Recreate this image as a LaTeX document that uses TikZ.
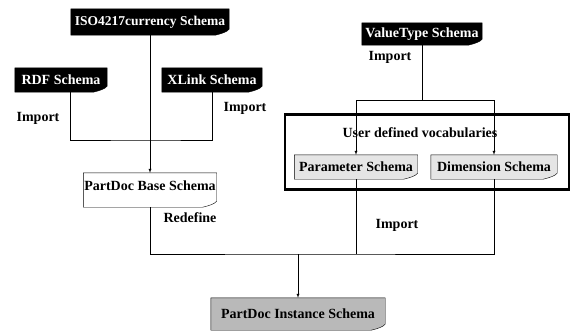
\documentclass[tikz,border=0pt]{standalone}
\usepackage{fontspec}
\setmainfont{Liberation Serif}
\usetikzlibrary{backgrounds}

% outline of a schema document, curled at the lower right
\newcommand{\docbox}[2]{\draw[#2] (#1.south west) -- ([xshift=-14pt]#1.south east)
  .. controls ([xshift=-6pt,yshift=2pt]#1.south east) and ([xshift=-3pt,yshift=3pt]#1.south east) ..
  ([yshift=6pt]#1.south east) -- (#1.north east) -- (#1.north west) -- cycle;}

\begin{document}
\begin{tikzpicture}
	[x=1pt, y=-1pt,
	every node/.style={font=\fontsize{14}{16}\selectfont\bfseries, inner sep=0pt},
	schema/.style={minimum height=24pt},
	dark/.style={schema, text=white}]
	\useasboundingbox (0,0) rectangle (577,332);
	\node (iso) [dark, minimum width=158pt, minimum height=26pt, font=\fontsize{13.5}{16}\selectfont\bfseries] at (150,22) {ISO4217currency Schema};
	\node (rdf) [dark, minimum width=92pt] at (61,80) {RDF Schema};
	\node (xlink) [dark, minimum width=100pt] at (212,80) {XLink Schema};
	\node (base) [schema, minimum width=133pt, minimum height=34pt, text depth=8pt] at (150,190) {PartDoc Base Schema};
	\node (value) [dark, minimum width=120pt, minimum height=22pt] at (422,34) {ValueType Schema};
	\node (udv) [draw, line width=2.5pt, minimum width=284pt, minimum height=75pt] at (427,152) {};
	\node (udvtitle) at (420,133) {User defined vocabularies};
	\node (param) [schema, minimum width=123pt] at (356,167) {Parameter Schema};
	\node (dim) [schema, minimum width=126pt] at (494,167) {Dimension Schema};
	\node (inst) [schema, minimum width=174pt, minimum height=32pt] at (298,314) {PartDoc Instance Schema};
	% labels
	\node (imp1) at (38,118) {Import};
	\node (imp2) at (245,108) {Import};
	\node (imp3) at (390,57) {Import};
	\node (imp4) at (397,225) {Import};
	\node (redef) at (190,218) {Redefine};
	% joints
	\coordinate (bus1) at (150,140);
	\coordinate (vbus) at (422,100);
	\coordinate (ibus) at (298,254);
	\draw [-latex] (iso) -- (base);
	\draw ([xshift=9pt]rdf.south) |- (bus1) -| (xlink.south);
	\draw (value) -- (vbus);
	\draw [-latex] (vbus) -| (param.north);
	\draw [-latex] (vbus) -| (dim.north);
	\draw (base) |- (ibus) -| (dim.south);
	\draw (param.south) -- (param.south |- ibus);
	\draw [-latex] (ibus) -- (inst);
	\begin{scope}[on background layer]
	\docbox{iso}{fill=black}
	\docbox{rdf}{fill=black}
	\docbox{xlink}{fill=black}
	\docbox{value}{fill=black}
	\docbox{base}{fill=white}
	\docbox{param}{fill=gray!20}
	\docbox{dim}{fill=gray!20}
	\docbox{inst}{fill=gray!55}
	\end{scope}
\end{tikzpicture}
\end{document}
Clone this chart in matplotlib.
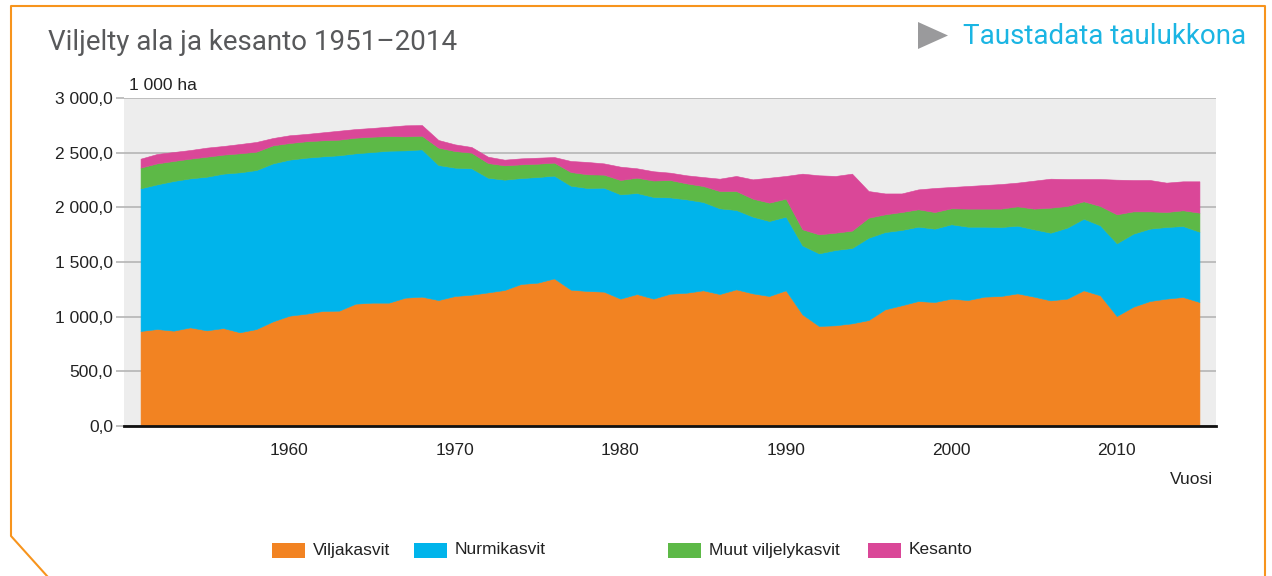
import numpy as np
import matplotlib.pyplot as plt
from matplotlib.lines import Line2D
from matplotlib.patches import Rectangle, Polygon

# Data (1 000 ha)
years = list(range(1951, 2016))
viljakasvit = [869, 887, 872, 902, 875, 896, 857, 887, 957, 1009,
               1027, 1052, 1055, 1119, 1128, 1128, 1174, 1183, 1152, 1189,
               1201, 1222, 1244, 1299, 1311, 1350, 1247, 1235, 1229, 1165,
               1207, 1165, 1210, 1219, 1241, 1207, 1250, 1213, 1189, 1241,
               1021, 915, 921, 939, 969, 1067, 1104, 1143, 1134, 1165,
               1152, 1183, 1189, 1213, 1183, 1149, 1165, 1241, 1195, 1006,
               1091, 1143, 1165, 1180, 1134]
nurmikasvit = [1305, 1323, 1369, 1363, 1405, 1412, 1463, 1454, 1445, 1427,
               1427, 1414, 1421, 1375, 1378, 1390, 1347, 1347, 1235, 1174,
               1156, 1049, 1009, 969, 966, 940, 951, 942, 951, 954,
               924, 930, 881, 854, 808, 784, 726, 702, 686, 674,
               631, 664, 689, 689, 753, 707, 689, 680, 671, 680,
               671, 640, 631, 619, 616, 619, 649, 655, 640, 665,
               668, 662, 655, 649, 643]
muut = [189, 192, 183, 180, 183, 174, 174, 168, 165, 152,
        150, 147, 143, 143, 140, 134, 128, 125, 159, 152,
        143, 134, 131, 125, 122, 119, 125, 125, 119, 131,
        140, 150, 159, 146, 146, 158, 173, 164, 168, 164,
        147, 174, 158, 159, 183, 162, 164, 159, 152, 146,
        165, 165, 168, 177, 189, 229, 198, 159, 177, 265,
        204, 158, 137, 144, 174]
kesanto = [82, 86, 82, 79, 83, 79, 85, 89, 67, 71,
           67, 73, 82, 79, 80, 86, 101, 98, 70, 61,
           52, 58, 52, 55, 55, 51, 101, 113, 103, 122,
           86, 85, 67, 74, 82, 113, 138, 177, 228, 208,
           509, 540, 519, 521, 244, 191, 170, 182, 220, 195,
           207, 216, 225, 217, 256, 265, 247, 204, 247, 317,
           287, 287, 269, 265, 287]

labels = ["Viljakasvit", "Nurmikasvit", "Muut viljelykasvit", "Kesanto"]
colors = ["#F28322", "#00B4EB", "#5DB947", "#DA4798"]

W, H = 1272, 576


def px(x, y):
    # pixel position -> figure fraction
    return x / W, 1 - y / H


plt.rcParams["font.family"] = ["Liberation Sans", "DejaVu Sans"]

fig = plt.figure(figsize=(W / 100, H / 100), dpi=100)
ax = fig.add_axes([124 / W, 1 - 426 / H, (1216 - 124) / W, (426 - 98) / H])
ax.set_facecolor("#EDEDED")

polys = ax.stackplot(years, viljakasvit, nurmikasvit, muut, kesanto,
                     colors=colors, linewidth=0.4)
for p, c in zip(polys, colors):
    p.set_edgecolor(c)

ax.set_xlim(1950, 2016)
ax.set_ylim(0, 3000)
ax.set_xticks(range(1960, 2011, 10))
ax.set_yticks(range(0, 3001, 500))
ax.set_yticklabels([f"{v:,.1f}".replace(",", " ").replace(".", ",")
                    for v in range(0, 3001, 500)])
ax.yaxis.grid(True, color="#B5B5B5", linewidth=1.2)
ax.set_axisbelow(True)
for s in ["top", "right", "left"]:
    ax.spines[s].set_visible(False)
ax.spines["bottom"].set_color("#111111")
ax.spines["bottom"].set_linewidth(2)
ax.spines["bottom"].set_zorder(5)
ax.tick_params(axis="x", length=0, pad=12, labelsize=12.5, labelcolor="#222222")
ax.tick_params(axis="y", length=6, color="#B5B5B5", width=1.2, pad=2,
               labelsize=12.5, labelcolor="#222222")

# unit label and axis title
fig.text(*px(129, 86), "1 000 ha", fontsize=12.5, color="#222222", va="center")
fig.text(*px(1213, 480), "Vuosi", fontsize=12.5, color="#222222",
         va="center", ha="right")

# title and link
fig.text(*px(48, 43), "Viljelty ala ja kesanto 1951–2014", fontsize=20,
         color="#58595B", va="center", family=["Roboto", "DejaVu Sans"])
fig.text(*px(963, 37), "Taustadata taulukkona", fontsize=20,
         color="#1BB5E3", va="center", family=["Roboto", "DejaVu Sans"])
fig.add_artist(Polygon([px(918, 22), px(918, 49), px(948, 35.5)],
                       closed=True, transform=fig.transFigure,
                       facecolor="#9A9A9C", edgecolor="none"))

# legend
leg_x = [272, 414, 668, 868]
for x0, lab, c in zip(leg_x, labels, colors):
    fig.add_artist(Rectangle(px(x0, 558), 33 / W, 15 / H,
                             transform=fig.transFigure, facecolor=c,
                             edgecolor="none"))
    fig.text(*px(x0 + 41, 550), lab, fontsize=12.5, color="#222222",
             va="center")

# orange frame with cut corner
frame_x = [47, 11, 11, 1265, 1265]
frame_y = [576, 536, 6, 6, 576]
fig.add_artist(Line2D([x / W for x in frame_x], [1 - y / H for y in frame_y],
                      transform=fig.transFigure, color="#F7941D",
                      linewidth=1.5))

fig.savefig("out.png", dpi=100, facecolor="white")
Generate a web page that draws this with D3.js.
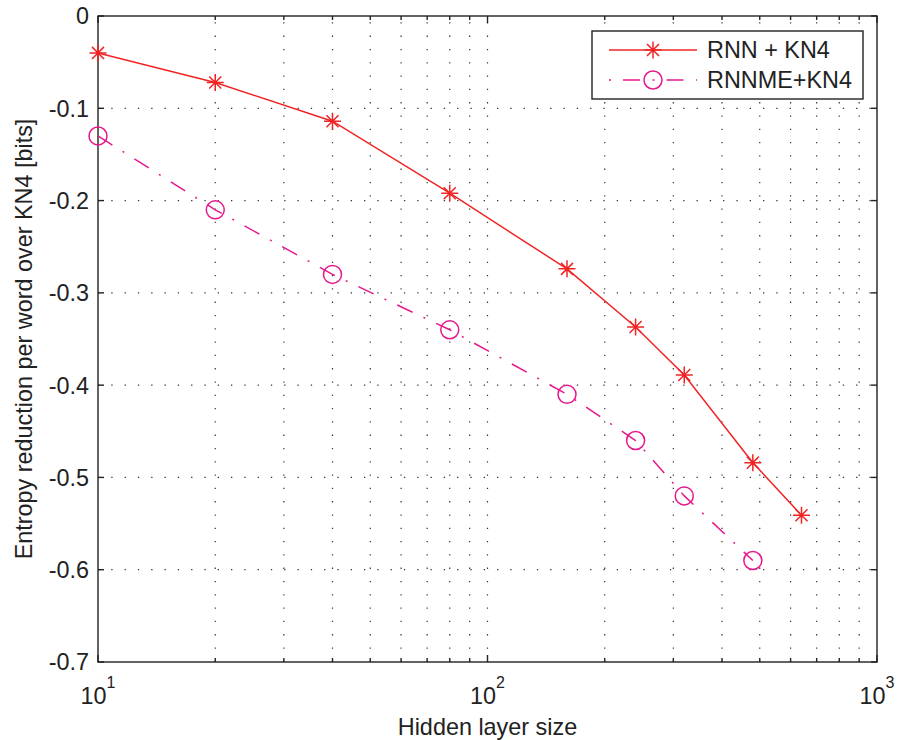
<!DOCTYPE html>
<html>
<head>
<meta charset="utf-8">
<script src="https://cdn.jsdelivr.net/npm/d3@7/dist/d3.min.js"></script>
<style>
  html, body { margin: 0; padding: 0; background: #fff; }
  svg { display: block; }
  text { font-family: "Liberation Sans", Arial, Helvetica, sans-serif; fill: #222; }
</style>
</head>
<body>
<svg id="chart" width="898" height="740"></svg>
<script>
// ---- data ----
const hiddenRNN = [10, 20, 40, 80, 160, 240, 320, 480, 640];
const entropyRNN = [-0.04, -0.072, -0.114, -0.192, -0.274, -0.337, -0.389, -0.484, -0.541];
const hiddenRNNME = [10, 20, 40, 80, 160, 240, 320, 480];
const entropyRNNME = [-0.13, -0.21, -0.28, -0.34, -0.41, -0.46, -0.52, -0.59];
const seriesNames = ["RNN + KN4", "RNNME+KN4"];
const yTicks = [0, -0.1, -0.2, -0.3, -0.4, -0.5, -0.6, -0.7];
const xMajorTicks = [10, 100, 1000];
const xExponents = ["1", "2", "3"];
const xMinorTicks = [20, 30, 40, 50, 60, 70, 80, 90, 200, 300, 400, 500, 600, 700, 800, 900];
const xLabel = "Hidden layer size";
const yLabel = "Entropy reduction per word over KN4 [bits]";

// ---- layout ----
const L = 98, R = 877, T = 16, B = 662;
const FS = 23.4;
const svg = d3.select("#chart");
const x = d3.scaleLog().domain([10, 1000]).range([L, R]);
const y = d3.scaleLinear().domain([-0.7, 0]).range([B, T]);

const redC = "#f02424";
const magC = "#e6188c";
const axisC = "#222";

// ---- grid ----
const grid = svg.append("g").attr("stroke", "#333").attr("stroke-width", 1.2)
  .attr("stroke-dasharray", "1.3,12");
xMinorTicks.concat([100]).forEach(v => {
  grid.append("line").attr("x1", x(v)).attr("x2", x(v)).attr("y1", B).attr("y2", T);
});
yTicks.filter(v => v !== 0 && v !== -0.7).forEach(v => {
  grid.append("line").attr("x1", L).attr("x2", R).attr("y1", y(v)).attr("y2", y(v));
});

// ---- axes (box with inward ticks) ----
const ax = svg.append("g").attr("stroke", axisC).attr("stroke-width", 1.4).attr("fill", "none");
ax.append("rect").attr("x", L).attr("y", T).attr("width", R - L).attr("height", B - T);
xMajorTicks.forEach(v => {
  ax.append("line").attr("x1", x(v)).attr("x2", x(v)).attr("y1", B).attr("y2", B - 7);
  ax.append("line").attr("x1", x(v)).attr("x2", x(v)).attr("y1", T).attr("y2", T + 7);
});
xMinorTicks.forEach(v => {
  ax.append("line").attr("x1", x(v)).attr("x2", x(v)).attr("y1", B).attr("y2", B - 4);
  ax.append("line").attr("x1", x(v)).attr("x2", x(v)).attr("y1", T).attr("y2", T + 4);
});
yTicks.forEach(v => {
  ax.append("line").attr("x1", L).attr("x2", L + 6).attr("y1", y(v)).attr("y2", y(v));
  ax.append("line").attr("x1", R).attr("x2", R - 6).attr("y1", y(v)).attr("y2", y(v));
});

// tick labels
const fmt = v => v === 0 ? "0" : d3.format(".1f")(v).replace("\u2212", "-");
svg.append("g").selectAll("text").data(yTicks).join("text")
  .attr("x", L - 9).attr("y", d => y(d)).attr("dy", "0.36em")
  .attr("text-anchor", "end").attr("font-size", FS).text(fmt);

xMajorTicks.forEach((v, i) => {
  const t = svg.append("text").attr("x", x(v)).attr("y", 704)
    .attr("text-anchor", "middle").attr("font-size", FS);
  t.append("tspan").text("10");
  t.append("tspan").attr("dy", -16).attr("font-size", 16).text(xExponents[i]);
});

// axis labels
svg.append("text").attr("x", (L + R) / 2).attr("y", 735).attr("text-anchor", "middle")
  .attr("font-size", FS).text(xLabel);
svg.append("text").attr("transform", `translate(32,${(T + B) / 2}) rotate(-90)`)
  .attr("text-anchor", "middle").attr("font-size", FS).text(yLabel);

// ---- series ----
const line = d3.line().x(d => x(d[0])).y(d => y(d[1]));
const dRNN = hiddenRNN.map((h, i) => [h, entropyRNN[i]]);
const dME = hiddenRNNME.map((h, i) => [h, entropyRNNME[i]]);

svg.append("path").datum(dRNN).attr("d", line).attr("fill", "none")
  .attr("stroke", redC).attr("stroke-width", 1.5);
svg.append("path").datum(dME).attr("d", line).attr("fill", "none")
  .attr("stroke", magC).attr("stroke-width", 1.5).attr("stroke-dasharray", "17,12,2,12");

function star(g, cx, cy, r) {
  const d = r * Math.SQRT1_2;
  g.append("path")
    .attr("d", `M${cx - r},${cy}L${cx + r},${cy}M${cx},${cy - r}L${cx},${cy + r}` +
      `M${cx - d},${cy - d}L${cx + d},${cy + d}M${cx - d},${cy + d}L${cx + d},${cy - d}`)
    .attr("stroke", redC).attr("stroke-width", 1.5).attr("fill", "none");
}
const mk = svg.append("g");
dRNN.forEach(d => star(mk, x(d[0]), y(d[1]), 8.5));
mk.selectAll("circle").data(dME).join("circle")
  .attr("cx", d => x(d[0])).attr("cy", d => y(d[1])).attr("r", 9)
  .attr("fill", "none").attr("stroke", magC).attr("stroke-width", 1.5);

// ---- legend ----
const lg = svg.append("g");
lg.append("rect").attr("x", 592).attr("y", 31).attr("width", 271).attr("height", 68)
  .attr("fill", "#fff").attr("stroke", axisC).attr("stroke-width", 1.4);
lg.append("line").attr("x1", 609).attr("x2", 697).attr("y1", 50).attr("y2", 50)
  .attr("stroke", redC).attr("stroke-width", 1.5);
star(lg, 653, 50, 8.5);
lg.append("line").attr("x1", 609).attr("x2", 697).attr("y1", 80).attr("y2", 80)
  .attr("stroke", magC).attr("stroke-width", 1.5).attr("stroke-dasharray", "2,12,17,12.5");
lg.append("circle").attr("cx", 653).attr("cy", 80).attr("r", 9)
  .attr("fill", "none").attr("stroke", magC).attr("stroke-width", 1.5);
lg.append("text").attr("x", 707).attr("y", 50).attr("dy", "0.36em").attr("font-size", FS).text(seriesNames[0]);
lg.append("text").attr("x", 707).attr("y", 80).attr("dy", "0.36em").attr("font-size", FS).text(seriesNames[1]);
</script>
</body>
</html>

- Task statement:
Skip the pictures and repeat, word for word, the lines from the one containing "Clone this chart in matplotlib." to the one containing "from matplotlib.patches import", keeping both of those lines.

- Completed exercise:
Clone this chart in matplotlib.
import numpy as np
import matplotlib.pyplot as plt
from matplotlib.lines import Line2D
from matplotlib.patches import Rectangle, Polygon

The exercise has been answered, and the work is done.